# [Exercise directions]
Extract each line of the material that follows exactly and omit its pictures.
________________
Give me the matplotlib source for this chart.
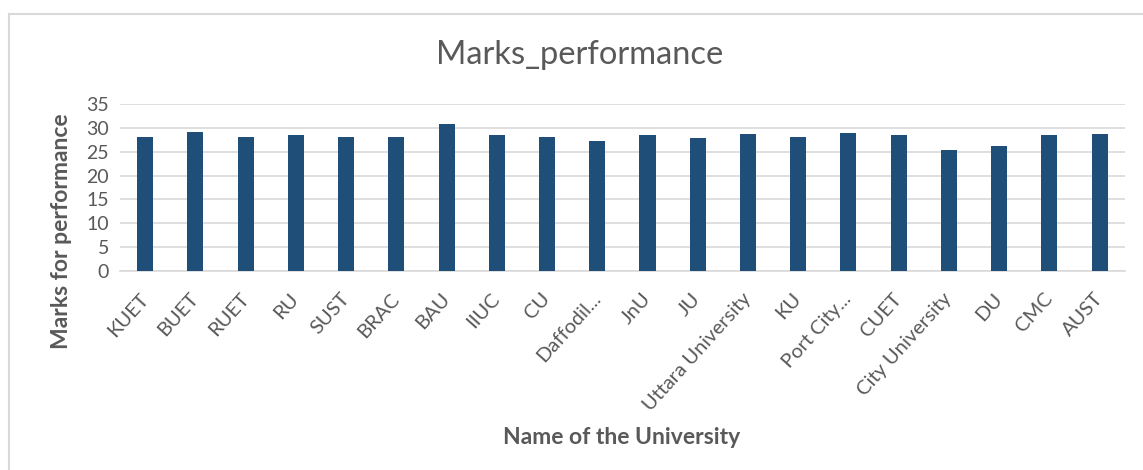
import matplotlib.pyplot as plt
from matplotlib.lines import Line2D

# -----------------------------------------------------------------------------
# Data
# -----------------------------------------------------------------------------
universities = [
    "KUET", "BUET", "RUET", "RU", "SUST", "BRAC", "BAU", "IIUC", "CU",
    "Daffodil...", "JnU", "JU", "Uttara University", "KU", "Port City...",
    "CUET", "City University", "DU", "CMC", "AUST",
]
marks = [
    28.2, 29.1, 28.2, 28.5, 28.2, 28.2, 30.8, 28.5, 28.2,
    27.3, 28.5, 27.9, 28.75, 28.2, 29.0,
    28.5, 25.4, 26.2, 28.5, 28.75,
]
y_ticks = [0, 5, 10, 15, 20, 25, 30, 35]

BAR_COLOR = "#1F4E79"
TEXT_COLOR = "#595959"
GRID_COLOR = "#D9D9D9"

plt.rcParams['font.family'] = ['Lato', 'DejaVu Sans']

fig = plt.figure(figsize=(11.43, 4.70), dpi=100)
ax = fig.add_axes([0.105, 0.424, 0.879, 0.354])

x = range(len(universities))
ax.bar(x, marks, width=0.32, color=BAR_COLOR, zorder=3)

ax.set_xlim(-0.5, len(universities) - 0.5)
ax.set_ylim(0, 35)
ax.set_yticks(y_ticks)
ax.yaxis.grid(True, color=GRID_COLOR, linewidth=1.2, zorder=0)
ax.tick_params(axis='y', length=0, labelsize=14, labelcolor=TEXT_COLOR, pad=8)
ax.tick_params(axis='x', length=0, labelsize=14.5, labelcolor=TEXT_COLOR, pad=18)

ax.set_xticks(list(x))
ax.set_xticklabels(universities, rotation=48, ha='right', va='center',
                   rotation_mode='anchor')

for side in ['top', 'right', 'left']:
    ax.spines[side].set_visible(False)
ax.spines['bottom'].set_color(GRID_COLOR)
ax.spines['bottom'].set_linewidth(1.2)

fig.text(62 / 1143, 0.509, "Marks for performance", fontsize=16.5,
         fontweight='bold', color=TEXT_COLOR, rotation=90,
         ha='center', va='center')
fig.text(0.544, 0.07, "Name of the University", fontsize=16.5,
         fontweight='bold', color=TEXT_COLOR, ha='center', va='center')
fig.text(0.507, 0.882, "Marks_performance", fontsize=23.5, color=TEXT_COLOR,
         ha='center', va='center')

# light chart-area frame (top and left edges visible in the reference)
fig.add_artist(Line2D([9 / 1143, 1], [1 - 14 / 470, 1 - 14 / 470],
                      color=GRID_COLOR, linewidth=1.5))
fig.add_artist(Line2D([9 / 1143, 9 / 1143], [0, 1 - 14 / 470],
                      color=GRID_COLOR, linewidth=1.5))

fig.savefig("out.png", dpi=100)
________________
# [Solution below]
Give me the matplotlib source for this chart.
import matplotlib.pyplot as plt
from matplotlib.lines import Line2D

# -----------------------------------------------------------------------------
# Data
# -----------------------------------------------------------------------------
universities = [
    "KUET", "BUET", "RUET", "RU", "SUST", "BRAC", "BAU", "IIUC", "CU",
    "Daffodil...", "JnU", "JU", "Uttara University", "KU", "Port City...",
    "CUET", "City University", "DU", "CMC", "AUST",
]
marks = [
    28.2, 29.1, 28.2, 28.5, 28.2, 28.2, 30.8, 28.5, 28.2,
    27.3, 28.5, 27.9, 28.75, 28.2, 29.0,
    28.5, 25.4, 26.2, 28.5, 28.75,
]
y_ticks = [0, 5, 10, 15, 20, 25, 30, 35]

BAR_COLOR = "#1F4E79"
TEXT_COLOR = "#595959"
GRID_COLOR = "#D9D9D9"

plt.rcParams['font.family'] = ['Lato', 'DejaVu Sans']

fig = plt.figure(figsize=(11.43, 4.70), dpi=100)
ax = fig.add_axes([0.105, 0.424, 0.879, 0.354])

x = range(len(universities))
ax.bar(x, marks, width=0.32, color=BAR_COLOR, zorder=3)

ax.set_xlim(-0.5, len(universities) - 0.5)
ax.set_ylim(0, 35)
ax.set_yticks(y_ticks)
ax.yaxis.grid(True, color=GRID_COLOR, linewidth=1.2, zorder=0)
ax.tick_params(axis='y', length=0, labelsize=14, labelcolor=TEXT_COLOR, pad=8)
ax.tick_params(axis='x', length=0, labelsize=14.5, labelcolor=TEXT_COLOR, pad=18)

ax.set_xticks(list(x))
ax.set_xticklabels(universities, rotation=48, ha='right', va='center',
                   rotation_mode='anchor')

for side in ['top', 'right', 'left']:
    ax.spines[side].set_visible(False)
ax.spines['bottom'].set_color(GRID_COLOR)
ax.spines['bottom'].set_linewidth(1.2)

fig.text(62 / 1143, 0.509, "Marks for performance", fontsize=16.5,
         fontweight='bold', color=TEXT_COLOR, rotation=90,
         ha='center', va='center')
fig.text(0.544, 0.07, "Name of the University", fontsize=16.5,
         fontweight='bold', color=TEXT_COLOR, ha='center', va='center')
fig.text(0.507, 0.882, "Marks_performance", fontsize=23.5, color=TEXT_COLOR,
         ha='center', va='center')

# light chart-area frame (top and left edges visible in the reference)
fig.add_artist(Line2D([9 / 1143, 1], [1 - 14 / 470, 1 - 14 / 470],
                      color=GRID_COLOR, linewidth=1.5))
fig.add_artist(Line2D([9 / 1143, 9 / 1143], [0, 1 - 14 / 470],
                      color=GRID_COLOR, linewidth=1.5))

fig.savefig("out.png", dpi=100)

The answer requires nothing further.